Several years ago, my former roommate Ivy and I were on an Indian food kick and we attempted to make our own naan. We kneaded the dough, placed it in oiled boils, laid damp towels over it, let it rise for hours -- the whole nine yards. Even still, the final product was rather dense and never rose quite the way we hoped it would.

I figured it was worth a shot to give instant yeast a try, but they didn't seem to carry it at any of the major grocery stores, so I went back to the "virtual" drawing board and started googling again. Thanks to some random guy who posted years ago on an online forum, I now know that Saf instant yeast can be bought at your local Smart and Final. Victory at last!

Once I got to the baking part, I was pleasantly surprised by these brioche rolls. They came out moist and flavorful, and I didn't even miss the wheat flour. They're also pretty easy to whip together and don't require any kneading -- hooray!

If you've got some gluten-free friends -- or if you're just in the mood to experiment -- try them out and let me know what you think in the comment section, or leave a comment on my Edible Life facebook page :)

Gluten-Free Brioche Rolls
(adapted from Bouchon Bakery Cookbook)

Total time required: 4 hours 30 mins (But most of this time is letting the dough rise.)

Saf instant yeast             7 grams, or 2 tsp.            
Granulated sugar            20 grams, or 1 Tbsp. + 2 tsp.
Warm water                   230 grams, or 3/4 cup + 2 Tbsp. + 2 tsp 
Gluten-free flour             535 grams, or 3 3/4 cups
Kosher salt                    10 grams, or 1 Tbsp
Eggs                              158 grams, or 2 eggs
Egg yolks                       22 grams, or 2 yolks
Honey                            80 grams, or 1/4 cup
Unsalted butter, melted  100 grams, or 7 Tbsp.
Egg, beaten                   1  
Maldon, or other flaky sea salt for sprinkling

Combine yeast and sugar in a small bowl. Add water and set the bowl in a warm spot to proof for 10 minutes, or until it gets foamy and bubbly.

Combine the gluten-free flour and salt in large bowl, or the bowl of a stand mixer fitted with the paddle attachment. Get out another bowl and whisk together the eggs, egg yolks, honey, melted butter, and yeast mixture.

Turn the stand mixer to low (or use an electric hand mixer on low) and slowly add the egg mixture to the flour. Once it's all combined, increase the speed to high and mix for another 10 minutes. The dough should be silky -- not stiff, like regular bread dough.

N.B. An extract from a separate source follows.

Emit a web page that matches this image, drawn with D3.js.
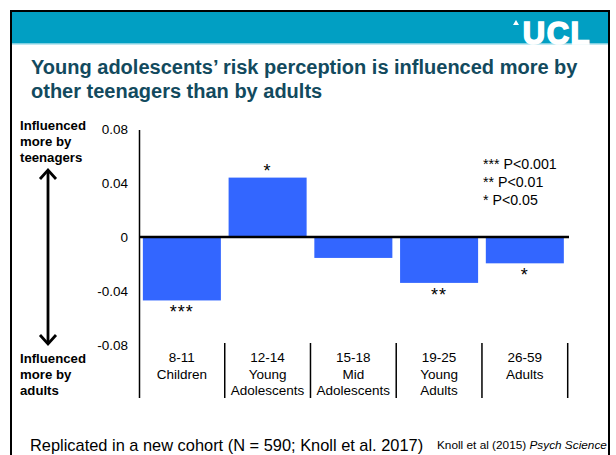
<!DOCTYPE html>
<html>
<head>
<meta charset="utf-8">
<script src="https://cdn.jsdelivr.net/npm/d3@7"></script>
<style>
  html, body { margin: 0; padding: 0; background: #fff; }
  svg { display: block; font-family: "Liberation Sans", Arial, Helvetica, sans-serif; }
</style>
</head>
<body>
<svg id="chart" width="616" height="455"></svg>
<script>
// Age groups and the mean social-influence difference (teenagers minus adults)
const ageRanges = ["8-11", "12-14", "15-18", "19-25", "26-59"];
const groupNames = [["Children"], ["Young", "Adolescents"], ["Mid", "Adolescents"], ["Young", "Adults"], ["Adults"]];
const influenceDiff = [-0.047, 0.044, -0.0155, -0.034, -0.0195];
const significance = ["***", "*", "", "**", "*"];
const yTicks = [0.08, 0.04, 0, -0.04, -0.08];
const yTickLabels = ["0.08", "0.04", "0", "-0.04", "-0.08"];
const legendLines = ["*** P<0.001", "** P<0.01", "* P<0.05"];

const svg = d3.select("#chart");

// Slide frame and header band
svg.append("rect").attr("x", 11).attr("y", 11).attr("width", 598).attr("height", 460)
  .attr("fill", "#fff").attr("stroke", "#000").attr("stroke-width", 2);
svg.append("rect").attr("x", 12).attr("y", 12).attr("width", 596).attr("height", 31).attr("fill", "#019fc3");
svg.append("rect").attr("x", 12).attr("y", 43).attr("width", 596).attr("height", 1.5).attr("fill", "#7fd0e2");
svg.append("text").attr("x", 591).attr("y", 44).attr("text-anchor", "end")
  .attr("font-size", 31).attr("font-weight", "bold").attr("letter-spacing", 1.5).attr("fill", "#fff")
  .attr("stroke", "#fff").attr("stroke-width", 1.6)
  .text("UCL");
svg.append("path").attr("d", "M513,25 L516,20 L519,25 Z").attr("fill", "#fff");

// Title
const title = svg.append("text").attr("x", 31).attr("font-size", 20).attr("font-weight", "bold").attr("fill", "#124a5e");
title.append("tspan").attr("x", 31).attr("y", 74).text("Young adolescents\u2019 risk perception is influenced more by");
title.append("tspan").attr("x", 31).attr("y", 98).text("other teenagers than by adults");

// Scales
const x = d3.scaleBand().domain(ageRanges).range([139, 567.7]).paddingInner(0.09).paddingOuter(0.045);
const y = d3.scaleLinear().domain([-0.08, 0.08]).range([345, 129]);

// Y axis labels
const yAxis = d3.axisLeft(y).tickValues(yTicks).tickFormat((d, i) => yTickLabels[i]).tickSize(0).tickPadding(11);
const yg = svg.append("g").attr("transform", "translate(139,0)").call(yAxis);
yg.select(".domain").remove();
yg.selectAll("text").attr("font-size", 13.5).attr("fill", "#000").attr("font-family", "Liberation Sans, Arial, sans-serif");

// Vertical axis line runs down through the category label area
svg.append("line").attr("x1", 139.5).attr("x2", 139.5).attr("y1", y(0.08) + 1).attr("y2", 398)
  .attr("stroke", "#000").attr("stroke-width", 1.5);

// Bars
svg.append("g").selectAll("rect").data(influenceDiff).join("rect")
  .attr("x", (d, i) => x(ageRanges[i]))
  .attr("width", x.bandwidth())
  .attr("y", d => y(Math.max(0, d)))
  .attr("height", d => Math.abs(y(d) - y(0)))
  .attr("fill", "#3366ff");

// Zero line
svg.append("line").attr("x1", 139).attr("x2", 569).attr("y1", y(0)).attr("y2", y(0))
  .attr("stroke", "#000").attr("stroke-width", 2.5);

// Significance stars
svg.append("g").selectAll("text").data(influenceDiff).join("text")
  .attr("x", (d, i) => x(ageRanges[i]) + x.bandwidth() / 2)
  .attr("y", d => d > 0 ? y(d) - 1 : y(d) + 18)
  .attr("text-anchor", "middle").attr("font-size", 18).attr("letter-spacing", 1)
  .text((d, i) => significance[i]);

// Category dividers and labels
const step = x.step();
const bounds = ageRanges.map(c => x(c) - x.paddingInner() * step / 2).concat([567.7]);
svg.append("g").selectAll("line").data(bounds.slice(1)).join("line")
  .attr("x1", d => d).attr("x2", d => d).attr("y1", 343).attr("y2", 398)
  .attr("stroke", "#000").attr("stroke-width", 1.5);

const cat = svg.append("g").selectAll("text").data(ageRanges).join("text")
  .attr("text-anchor", "middle").attr("font-size", 13.5).attr("fill", "#000");
cat.each(function (d, i) {
  const t = d3.select(this);
  const cx = x(d) + x.bandwidth() / 2;
  t.append("tspan").attr("x", cx).attr("y", 362).text(d);
  groupNames[i].forEach((w, k) => t.append("tspan").attr("x", cx).attr("y", 378.5 + k * 16).text(w));
});

// Legend for significance levels
const leg = svg.append("text").attr("font-size", 14.2).attr("fill", "#000");
legendLines.forEach((s, i) => leg.append("tspan").attr("x", 483).attr("y", 169 + i * 18).text(s));

// Direction annotation on the left
const topNote = svg.append("text").attr("font-size", 13.2).attr("font-weight", "bold").attr("fill", "#000");
["Influenced", "more by", "teenagers"].forEach((s, i) => topNote.append("tspan").attr("x", 20).attr("y", 130 + i * 16).text(s));
const botNote = svg.append("text").attr("font-size", 13.2).attr("font-weight", "bold").attr("fill", "#000");
["Influenced", "more by", "adults"].forEach((s, i) => botNote.append("tspan").attr("x", 20).attr("y", 363 + i * 16).text(s));

// Double-headed arrow
svg.append("line").attr("x1", 48).attr("x2", 48).attr("y1", 171).attr("y2", 343).attr("stroke", "#000").attr("stroke-width", 2.8);
svg.append("path").attr("d", "M40,179 L48,170 L56,179").attr("fill", "none").attr("stroke", "#000").attr("stroke-width", 2.8);
svg.append("path").attr("d", "M40,335 L48,344 L56,335").attr("fill", "none").attr("stroke", "#000").attr("stroke-width", 2.8);

// Footer notes
svg.append("text").attr("x", 30).attr("y", 451).attr("font-size", 16.4).attr("fill", "#000")
  .text("Replicated in a new cohort (N = 590; Knoll et al. 2017)");
const cite = svg.append("text").attr("x", 437).attr("y", 449).attr("font-size", 11.8).attr("fill", "#000");
cite.append("tspan").text("Knoll et al (2015) ");
cite.append("tspan").attr("font-style", "italic").text("Psych Science");
</script>
</body>
</html>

Cover the bowl in plastic wrap and let it sit in a warm spot for about 1 hour, or until it has doubled in size.

Next, use a rubber spatula to deflate the dough and turn it over several times. Re-cover it with plastic wrap, and then refrigerate for 2 hours.

Get out 2 muffin tins and coat them with nonstick cooking spray. Divide the dough evenly among the cups (it should make about 14 rolls), and then brush the tops of them with beaten egg. Top with a light sprinkling of Maldon salt, and then set in a warm spot to proof, uncovered, for 40 minutes.

Preheat oven to 350 degrees Fahrenheit and bake for 15-17 minutes.